If you want to feed a crowd of small birds without the open-tray mess, hang an enclosed tube with a catch tray from your clamp hook. The Aspects Big Tube meters seed out through small ports so birds take what they eat instead of raking piles onto the floor, and the snap-on tray underneath grabs the hulls and dropped kernels that would otherwise rain down on the balcony below — the single most important upgrade for keeping neighbors happy. The Quick-Clean base pops off without tools so you can rinse it in a small sink. Fill it with sunflower hearts and it draws small birds — finches, chickadees, and sparrows — with almost zero cleanup.

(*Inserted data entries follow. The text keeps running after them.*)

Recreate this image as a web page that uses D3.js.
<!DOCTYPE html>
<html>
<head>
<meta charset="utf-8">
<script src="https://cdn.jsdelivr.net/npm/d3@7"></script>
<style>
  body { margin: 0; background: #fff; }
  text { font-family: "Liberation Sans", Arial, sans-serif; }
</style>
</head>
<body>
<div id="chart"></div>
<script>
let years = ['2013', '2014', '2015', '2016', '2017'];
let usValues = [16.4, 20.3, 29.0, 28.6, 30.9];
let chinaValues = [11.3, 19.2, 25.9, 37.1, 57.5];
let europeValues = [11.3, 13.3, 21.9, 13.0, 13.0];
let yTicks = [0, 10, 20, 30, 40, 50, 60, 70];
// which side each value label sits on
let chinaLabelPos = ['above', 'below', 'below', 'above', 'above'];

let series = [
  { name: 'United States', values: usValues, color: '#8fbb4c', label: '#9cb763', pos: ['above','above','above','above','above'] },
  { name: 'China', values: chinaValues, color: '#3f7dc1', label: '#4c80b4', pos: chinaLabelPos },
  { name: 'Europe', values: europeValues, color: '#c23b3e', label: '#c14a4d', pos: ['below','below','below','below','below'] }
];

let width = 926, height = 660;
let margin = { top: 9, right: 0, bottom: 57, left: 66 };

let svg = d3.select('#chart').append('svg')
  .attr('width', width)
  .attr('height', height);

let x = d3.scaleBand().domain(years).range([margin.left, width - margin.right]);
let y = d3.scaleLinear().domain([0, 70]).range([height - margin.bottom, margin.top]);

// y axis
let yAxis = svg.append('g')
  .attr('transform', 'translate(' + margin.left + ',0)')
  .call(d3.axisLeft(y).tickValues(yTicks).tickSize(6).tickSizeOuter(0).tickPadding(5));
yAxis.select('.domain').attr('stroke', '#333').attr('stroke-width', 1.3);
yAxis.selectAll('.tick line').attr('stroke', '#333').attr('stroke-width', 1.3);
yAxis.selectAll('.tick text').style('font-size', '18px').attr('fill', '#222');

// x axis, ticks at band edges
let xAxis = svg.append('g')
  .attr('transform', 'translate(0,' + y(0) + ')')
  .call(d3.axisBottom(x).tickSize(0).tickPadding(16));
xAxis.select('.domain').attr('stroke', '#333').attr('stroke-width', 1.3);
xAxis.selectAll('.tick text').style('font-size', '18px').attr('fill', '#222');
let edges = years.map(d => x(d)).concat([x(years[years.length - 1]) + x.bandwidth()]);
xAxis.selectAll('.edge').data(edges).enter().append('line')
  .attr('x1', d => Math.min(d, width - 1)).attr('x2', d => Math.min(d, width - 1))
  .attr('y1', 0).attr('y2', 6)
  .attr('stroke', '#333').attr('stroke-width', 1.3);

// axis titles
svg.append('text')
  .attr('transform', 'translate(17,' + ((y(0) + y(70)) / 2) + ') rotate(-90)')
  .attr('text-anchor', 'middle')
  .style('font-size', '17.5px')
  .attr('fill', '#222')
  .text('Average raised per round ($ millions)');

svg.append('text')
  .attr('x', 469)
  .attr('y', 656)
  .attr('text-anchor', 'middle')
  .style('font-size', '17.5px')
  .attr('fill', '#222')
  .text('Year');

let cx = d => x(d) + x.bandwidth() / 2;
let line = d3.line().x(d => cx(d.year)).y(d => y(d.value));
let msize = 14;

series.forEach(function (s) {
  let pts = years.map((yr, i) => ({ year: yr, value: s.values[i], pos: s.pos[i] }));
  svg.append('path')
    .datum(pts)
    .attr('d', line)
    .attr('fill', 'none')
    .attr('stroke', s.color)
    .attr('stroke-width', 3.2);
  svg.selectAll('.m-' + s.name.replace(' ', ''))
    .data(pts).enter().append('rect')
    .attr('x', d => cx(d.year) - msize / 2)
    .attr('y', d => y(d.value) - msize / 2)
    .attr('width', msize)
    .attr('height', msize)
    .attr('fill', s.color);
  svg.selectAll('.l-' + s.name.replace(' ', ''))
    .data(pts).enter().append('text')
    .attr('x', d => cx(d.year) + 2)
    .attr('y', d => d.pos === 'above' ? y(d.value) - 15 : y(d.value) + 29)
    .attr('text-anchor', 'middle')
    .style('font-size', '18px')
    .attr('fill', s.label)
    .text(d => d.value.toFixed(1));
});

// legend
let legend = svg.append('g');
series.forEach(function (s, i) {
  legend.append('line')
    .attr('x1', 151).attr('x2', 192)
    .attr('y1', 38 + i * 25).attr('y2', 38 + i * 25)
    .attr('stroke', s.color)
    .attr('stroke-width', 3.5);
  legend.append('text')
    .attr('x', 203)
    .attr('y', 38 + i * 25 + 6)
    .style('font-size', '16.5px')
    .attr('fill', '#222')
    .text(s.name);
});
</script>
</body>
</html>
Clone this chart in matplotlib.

6. Gray Bunny Seed-Catcher Tray — Best Mess-Stopping Add-On
Gray Bunny Seed-Catcher Tray
- Clamps under an existing tube or hopper to catch hulls and dropped seed.

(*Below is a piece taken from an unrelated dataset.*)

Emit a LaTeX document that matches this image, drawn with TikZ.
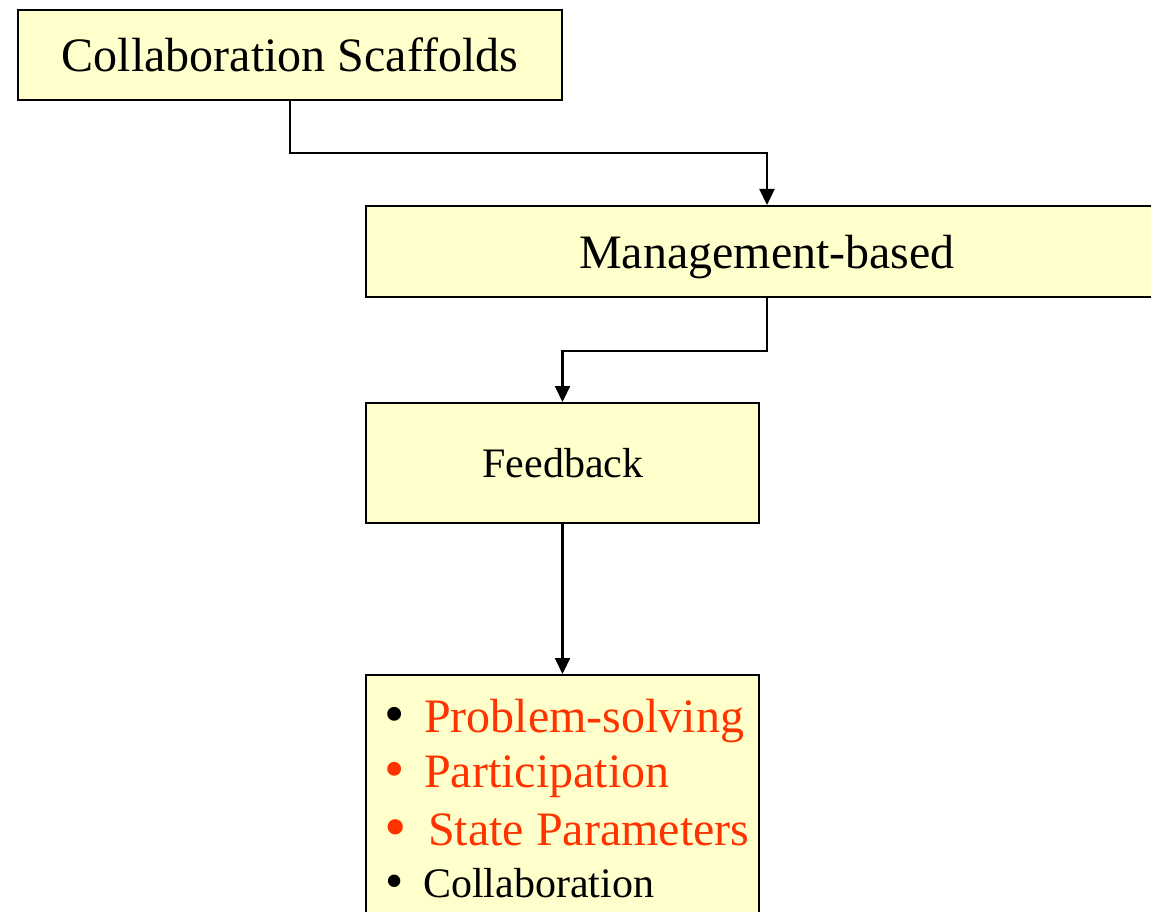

- Mesh bottom drains rain so caught seed doesn't turn to sludge.
- The cheapest way to make any feeder balcony-safe for neighbors below.
Already own a feeder? For $15, this seed-catcher tray makes it balcony-friendly. It clamps under the base of a tube or hopper and catches the hulls and seed birds knock loose, so nothing falls onto the balcony or patio below — the fix that keeps the downstairs neighbor from complaining to the landlord. The mesh bottom drains rain so the caught seed stays dry instead of molding into a mess. It’s not a feeder on its own, but as an add-on it’s the difference between a feeder you can run on a shared building and one you can’t. Combine it with hulled seed and your balcony stays essentially clean.

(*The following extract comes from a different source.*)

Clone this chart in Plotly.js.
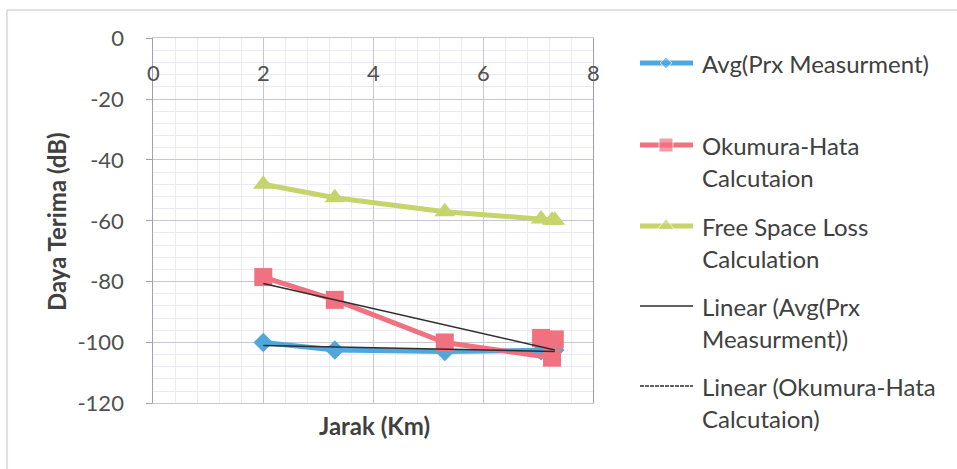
<!DOCTYPE html>
<html>
<head>
<meta charset="utf-8">
<script src="https://cdn.plot.ly/plotly-3.0.1.min.js"></script>
<style>
  html, body { margin: 0; padding: 0; background: #ffffff; }
  #chart { width: 957px; height: 469px; }
  #chart text { font-variant-ligatures: none; font-feature-settings: "liga" 0, "clig" 0; }
</style>
</head>
<body>
<div id="chart"></div>
<script>
// Distance from the transmitter (km) for each measurement row
const distanceKm = [2.0, 3.3, 5.3, 7.25, 7.05, 7.3];

// Received power (dB) per row
const avgPrxMeasurement = [-100, -102.5, -103, -102.8, -102.7, -102.5];
const okumuraHata       = [-78.5, -86, -100, -105, -98.5, -99];
const freeSpaceLoss     = [-48, -52.4, -57, -59.8, -59.4, -59.8];

// Tick positions and their labels (plain hyphen minus)
const xTickVals = [0, 2, 4, 6, 8];
const xTickText = ['0', '2', '4', '6', '8'];
const yTickVals = [0, -20, -40, -60, -80, -100, -120];
const yTickText = ['0', '-20', '-40', '-60', '-80', '-100', '-120'];

// Series and axis labels
const seriesNames = [
  'Avg(Prx Measurment)',
  'Okumura-Hata Calcutaion',
  'Free Space Loss Calculation',
  'Linear (Avg(Prx Measurment))',
  'Linear (Okumura-Hata Calcutaion)'
];
const legendLines = [
  ['Avg(Prx Measurment)'],
  ['Okumura-Hata', 'Calcutaion'],
  ['Free Space Loss', 'Calculation'],
  ['Linear (Avg(Prx', 'Measurment))'],
  ['Linear (Okumura-Hata', 'Calcutaion)']
];
const xTitle = 'Jarak (Km)';
const yTitle = 'Daya Terima (dB)';

// ---- styling ----
const W = 957, H = 469;
const FONT = 'Lato, "Open Sans", sans-serif';
const BLUE = '#4fa7dd', RED = '#f07180', GREEN = '#c5d56b', TREND = '#2e2e2e';
const GRID = '#c6c6d6', MINOR = '#ebebf3', TEXT = '#404040', TICK = '#505050';

// plot area in pixels
const PL = 153.3, PR = 593.3, PT = 38.3, PB = 403.3;

// least-squares linear fit over the data rows
function linearFit(xs, ys) {
  const n = xs.length;
  const mx = xs.reduce((a, b) => a + b, 0) / n;
  const my = ys.reduce((a, b) => a + b, 0) / n;
  let sxy = 0, sxx = 0;
  for (let i = 0; i < n; i++) {
    sxy += (xs[i] - mx) * (ys[i] - my);
    sxx += (xs[i] - mx) * (xs[i] - mx);
  }
  const slope = sxy / sxx;
  const x0 = Math.min(...xs), x1 = Math.max(...xs);
  return { x: [x0, x1], y: [my + slope * (x0 - mx), my + slope * (x1 - mx)] };
}
const fitAvg = linearFit(distanceKm, avgPrxMeasurement);
const fitOH = linearFit(distanceKm, okumuraHata);

const seriesStyle = [
  { color: BLUE,  width: 5, symbol: 'diamond',     size: 15, legSize: 9 },
  { color: RED,   width: 5, symbol: 'square',      size: 18, legSize: 14 },
  { color: GREEN, width: 5, symbol: 'triangle-up', size: 18, legSize: 15 },
  { color: TREND, width: 1.5, dash: 'solid', legDash: 'solid' },
  { color: TREND, width: 1.5, dash: 'solid', legDash: '4px,1px' }
];

const traces = [];
[avgPrxMeasurement, okumuraHata, freeSpaceLoss].forEach((vals, i) => {
  const s = seriesStyle[i];
  traces.push({
    type: 'scatter', mode: 'lines+markers', name: seriesNames[i],
    x: distanceKm, y: vals, xaxis: 'x', yaxis: 'y',
    line: { color: s.color, width: s.width },
    marker: { color: s.color, symbol: s.symbol, size: s.size },
    cliponaxis: false, showlegend: false, hoverinfo: 'x+y'
  });
});
[fitAvg, fitOH].forEach((f, k) => {
  const s = seriesStyle[3 + k];
  traces.push({
    type: 'scatter', mode: 'lines', name: seriesNames[3 + k],
    x: f.x, y: f.y, xaxis: 'x', yaxis: 'y',
    line: { color: s.color, width: s.width, dash: s.dash },
    showlegend: false, hoverinfo: 'skip'
  });
});

// ---- legend (drawn on a pixel-space overlay subplot) ----
const legSymX = [640, 666, 693];
const legTextX = 700;
const legRowY = [63, 145, 226, 306, 386];
const legLineGap = 32;
const annotations = [];
legendLines.forEach((lines, i) => {
  const s = seriesStyle[i];
  const yy = legRowY[i];
  const sym = {
    type: 'scatter', mode: 'lines',
    x: legSymX, y: [yy, yy, yy], xaxis: 'x2', yaxis: 'y2',
    line: { color: s.color, width: s.width, dash: s.legDash || 'solid' },
    showlegend: false, hoverinfo: 'skip', cliponaxis: false
  };
  if (s.symbol) {
    sym.mode = 'lines+markers';
    sym.marker = { color: s.color, symbol: s.symbol, size: [0, s.legSize, 0] };
  }
  traces.push(sym);
  lines.forEach((txt, j) => {
    annotations.push({
      xref: 'x2', yref: 'y2', x: legTextX, y: yy + j * legLineGap,
      xanchor: 'left', yanchor: 'middle', showarrow: false,
      text: txt, font: { family: FONT, size: 24, color: TEXT }
    });
  });
});

// axis titles
annotations.push({
  xref: 'x2', yref: 'y2', x: 374, y: 425, xanchor: 'center', yanchor: 'middle',
  showarrow: false, text: '<b>' + xTitle + '</b>',
  font: { family: FONT, size: 24, color: TEXT }
});
annotations.push({
  xref: 'x2', yref: 'y2', x: 56, y: 222, xanchor: 'center', yanchor: 'middle',
  showarrow: false, textangle: -90, text: '<b>' + yTitle + '</b>',
  font: { family: FONT, size: 24, color: TEXT }
});

const layout = {
  width: W, height: H, autosize: false,
  margin: { l: 0, r: 0, t: 0, b: 0, pad: 0 },
  paper_bgcolor: '#ffffff', plot_bgcolor: 'rgba(0,0,0,0)',
  showlegend: false,
  font: { family: FONT, color: TICK },
  xaxis: {
    domain: [PL / W, PR / W], range: [0, 8],
    tickmode: 'array', tickvals: xTickVals, ticktext: xTickText,
    side: 'top', ticklabelposition: 'inside', ticklabelstandoff: 29,
    ticklabeloverflow: 'allow',
    ticks: '', showline: true, linecolor: GRID, linewidth: 1, mirror: true,
    showgrid: true, gridcolor: GRID, gridwidth: 1, zeroline: false,
    minor: { tickmode: 'linear', tick0: 0, dtick: 0.4, showgrid: true, gridcolor: MINOR, gridwidth: 1 },
    tickfont: { family: FONT, size: 22, color: TICK },
    fixedrange: true, anchor: 'y'
  },
  yaxis: {
    domain: [1 - PB / H, 1 - PT / H], range: [-120, 0],
    tickmode: 'array', tickvals: yTickVals, ticktext: yTickText,
    ticks: 'outside', ticklen: 6, tickcolor: '#a0a0b4', tickwidth: 1,
    ticklabelstandoff: 18, ticklabeloverflow: 'allow',
    showline: true, linecolor: '#a0a0b4', linewidth: 1, mirror: true,
    showgrid: true, gridcolor: GRID, gridwidth: 1, zeroline: false,
    minor: { tickmode: 'linear', tick0: 0, dtick: 4, showgrid: true, gridcolor: MINOR, gridwidth: 1 },
    tickfont: { family: FONT, size: 22, color: TICK },
    fixedrange: true, anchor: 'x'
  },
  xaxis2: { domain: [0, 1], range: [0, W], visible: false, fixedrange: true, anchor: 'y2' },
  yaxis2: { domain: [0, 1], range: [H, 0], visible: false, fixedrange: true, anchor: 'x2' },
  shapes: [
    { type: 'line', xref: 'x2', yref: 'y2', x0: 7, x1: W, y0: 10, y1: 10,
      line: { color: '#d6d6e2', width: 1.5 }, layer: 'below' },
    { type: 'line', xref: 'x2', yref: 'y2', x0: 7, x1: 7, y0: 10, y1: H,
      line: { color: '#d6d6e2', width: 1.5 }, layer: 'below' }
  ],
  annotations: annotations
};

Plotly.newPlot('chart', traces, layout, { staticPlot: true, displayModeBar: false });
</script>
</body>
</html>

How to choose a balcony bird feeder
Start with your mounting surface. Glass door or window? A suction-cup window feeder is the simplest, cleanest, closest-view option, and it’s automatically in the collision-safe zone. Solid railing you can clamp? Choose between a clamp-on hook (hang any feeder) and an all-in-one railing tray (built-in tray and water). Renting or under HOA rules? Stick to no-drill mounts you can remove without a trace, and skip anything that needs screws.
Then plan for mess, because on a balcony it’s not optional. Use no-shell seed like sunflower hearts or hulled nyjer so there are no husks to fall, and add a seed-catcher tray under any open feeder. Finally, match the feeder to the birds you’ll get up high — finches, chickadees, house sparrows, and doves are the usual balcony crowd, and a tube or window feeder filled with sunflower hearts brings them in fastest. If you eventually want the whole show on camera, the smart feeder pick scales your balcony birding into a photo diary.
The bottom line
For most apartments and condos, start with the Nature’s Way Win-3 window feeder — it’s cheap, needs no tools, gives the closest view, and keeps you inside the window-safety zone. If you’d rather use the railing, the Nature’s Way Clamp-On Deck Hook lets you hang any feeder without a single screw, while the Urban Deco railing feeder builds the tray and water bowl right into the rail. Want photos of every visitor? The Bird Buddy turns your balcony into a camera trap. Whichever you choose, pair it with no-shell seed and a seed-catcher tray, and your balcony becomes a clean, busy feeding station your neighbors never have to notice.